Néanmoins, au regard des données du litige, la cour estime que le premier juge, par des motifs qu'elle approuve (hormis ceux du paragraphe 'Toutefois pour voir effectué au moins deux saisons [...] nouvelle embauche en 2020' page 5 du jugement) a, après avoir rappelé le cadre juridique existant en la matière, fait une exacte appréciation des données de l'espèce, en considérant que:
-les dispositions contractuelles liant les parties ne comportaient pas de clause de reconduction d'une année sur l'autre,
-l'employeur justifiait de motif dûment fondé, réel et sérieux, pour ne pas faire signer de nouveau contrat à durée déterminée saisonnier à la salariée pour la saison 2020,
-par suite, la demande de dommages et intérêts au titre d'une non reconduction de contrat de travail saisonnier -fondée sur les dispositions de l'article L1244-2-2 du code du travail-, devait être rejetée.
Il convient d'ajouter :
-que la S.A.R.L. Brassens-Folacci, qui évoque simplement l'absence de clause de reconduction, empêchant le jeu des dispositions conventionnelles (soit en l'occurrence celles de l'article 14.2), ne conteste pas, à proprement parler, la réunion des conditions de l'article L1244-2-2 du code du travail invoquée par la salariée, à savoir le fait que Madame [E] divorcée [G] ait effectué au moins deux saisons dans l'entreprise sur deux années consécutives, ni le fait que l'employeur disposait d'un emploi saisonnier, tel que défini au 3° de l'article L1242-2, à pourvoir, compatible avec la qualification de la salariée; que pas davantage, cette société ni ne remet en cause la conclusion du premier juge relative au fait que la salariée bénéficiait d'un droit à reconduction en vertu de cet article L1244-2-2; que dans ces conditions, il convient de considérer que Madame [E] divorcée [G] bénéficiait d'un droit à reconduction, du fait de la réunion des conditions posées par les 1° et 2° par l'article L1244-2-2,
-que les pièces visées par Madame [E] divorcée [G], analysées de manière pertinente par le premier juge, ne permettent pas de remettre en cause les observations du juge départiteur sur l'existence d'un motif dûment fondé, réel et sérieux, au soutien de l'absence de reconduction du contrat saisonnier intervenue en 2020, reconduction dont il n'est aucunement démontré qu'elle avait été décidée avant même la crise sanitaire et la baisse d'activité rencontrée par la société, générant la réorganisation consécutive de l'entreprise avec diminution du nombre de personnels employés (et absence d'emploi d'une vendeuse en 2020, à rebours des années précédentes),
-qu'en l'absence d'autre moyen invoqué par l'appelante, ni de mise en évidence d'un préjudice subi lié causalement à un comportement fautif de la S.A.R.L. Brassens-Folacci à son égard, la demande de dommages et intérêts de Madame [E] divorcée [G] ne peut prospérer.
Le jugement entrepris sera ainsi confirmé en ses dispositions afférentes au débouté de la demande de dommages et intérêts à hauteur de 10.000 euros.

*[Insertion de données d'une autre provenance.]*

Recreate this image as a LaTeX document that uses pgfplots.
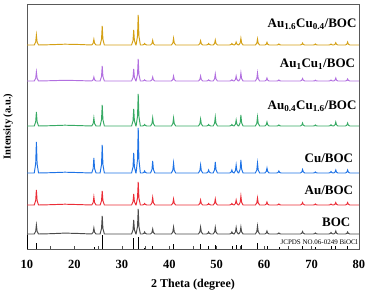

Les demandes en sens contraire seront rejetées.
Sur les autres demandes
Madame [E] divorcée [G], partie succombante, sera condamnée aux dépens de première instance (le jugement entrepris étant confirmé sur ce point), et de l'instance d'appel qui seront supportés conformément aux dispositions de l'article 42 de la loi du 10 juillet 1991.
Le jugement entrepris sera confirmé en ses dispositions querellées relatives aux frais irrépétibles de première instance.
L'équité ne commande pas de prévoir de condamnation sur le fondement de l'article 700 du code de procédure civile, au titre des frais irrépétibles d'appel.
Les parties seront déboutées de leurs demandes plus amples ou contraires à ces égards.
PAR CES MOTIFS
La cour, statuant publiquement, par arrêt contradictoire, mis à disposition au greffe le 31 mai 2023,
CONFIRME le jugement rendu par le juge départiteur près le conseil de prud'hommes d'Ajaccio le 17 janvier 2022, tel que déféré,
Et y ajoutant,
DEBOUTE les parties de leurs demandes sur le fondement de l'article 700 du code de procédure civile, au titre des frais irrépétibles d'appel,
CONDAMNE Madame [D] [E] divorcée [G] aux dépens d'appel, qui seront supportés conformément aux dispositions de l'article 42 de la loi du 10 juillet 1991,
DEBOUTE les parties de leurs demandes plus amples ou contraires.